Мы плыли по Белому морю. Я не в первый раз плавала по Белому морю. Знала его по путешествию на Соловецкие острова в юности. Запомнилось оно мне мглисто-белым, но в солнечных бликах. У берегов Анзеры море полно морских звезд и всяческой рыбы. Тогда впервые познавала прелесть и колдовство белых ночей и незаходящего солнца. Видела кувыркание тюленей и их усатые морды. В книгах у меня долго закладками служили морские засушенные звезды и листья всевозможных растений с островов. Воспоминания были светлые.
Сейчас море было сизо-серое. Надвинулся туман. Он шел навстречу, с северо-востока, мокрый, холодный, злой. Вскоре пошел мокрый снег. Ветер свирепел, рвал все на своем пути. Началась качка. Женщины и дети лежали на койках и на полу в каюте матери и ребенка. Было крайне тесно. Ночью вода захлестывала в иллюминаторы, заливала пол, так как качка все усиливалась. Всех укачало. Лежала на полу. Волосы прилипали к щекам, потом с затылка их стало подмывать водой. Было противно, и вместе с тем чувствовала облегчение оттого, что все мысли исчезли, выскочили, оставили в покое. Одна Михалина Котиш, как заправский боцман, как морской волк, приходила с палубы засунув руки в карманы своего мужского пальто, рассказывала, что матросов ветер с ног валит, а она им помогает и ей хоть бы что. Они ее за это в кубрике кормят. Чтобы все со стола не летело, мешковину смачивают и под миски подстилают. «В жизни не плавала, — говорила Михалина, — да вот пришлось, и чувствую себя как в цехе, наконец-то на работе, и аппетит вернулся, думала, ввек уж есть не захочется, не тут-то было! Матросы даже удивляются, смеются, приглашают в повара к ним на судно».

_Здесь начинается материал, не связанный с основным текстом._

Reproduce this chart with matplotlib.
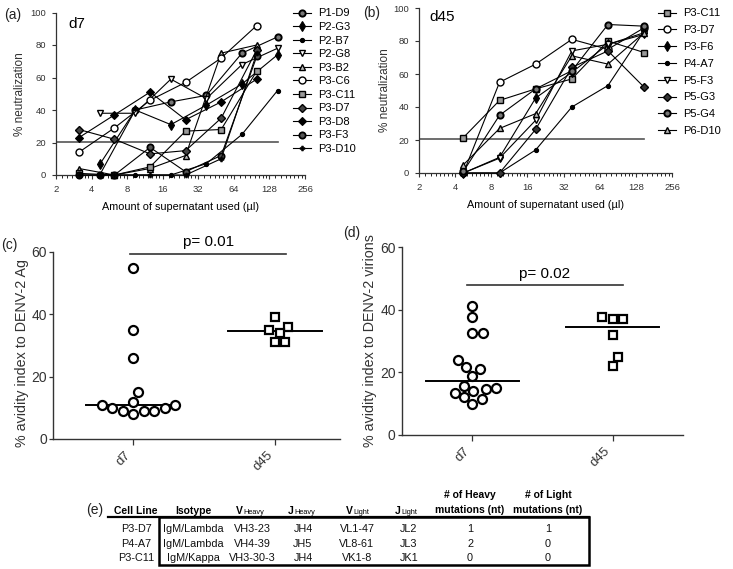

На вторые сутки шторм усилился. Мы и наши пожитки плавали в воде. Подняться не было сил. Михалина сказала, что мы уже в Баренцовом море, в его юго-восточной части. Из-за страшного шторма трое суток мы отстаивались у Колгуева острова. Здесь с давних времен промышляли зверя морского и приезжали с богатой добычей. Но у этих же берегов бесчисленное количество шхун, зажатых мощными белыми полями льдов, в плену у стихии терпели аварии. Мы застали безлюдье на суше и на море. Не только безлюдье, но и отсутствие всякой жизни. Птиц не видно. На берегу тихо. Лишь ветер с севера нагоняет высокие гребни седых волн и ударяет их о каменистые берега. Пустынно.
За время стоянки «Ямала» мужчины-заключенные перенесли нас куда-то наверх, и дольше суток я находилась в состоянии полузабытья. Наше судно было, конечно, детище конца XIX или начала XX века, в нем имелось машинное отделение и все, что полагается, но швыряло его как шлюпку Баренца в XVI веке, во всяком случае мне так казалось. Слышали от команды, что «Ямал» некогда затонул и ходит после подъема со дна и ремонта первую навигацию. Ремонт не выдержал испытания, судно в течение всей навигации терпит мелкие аварии и поломки, а после нашего рейса пойдет на потопление. Во всяком случае, недоверие к стойкости нашего суденышка существовало и у команды.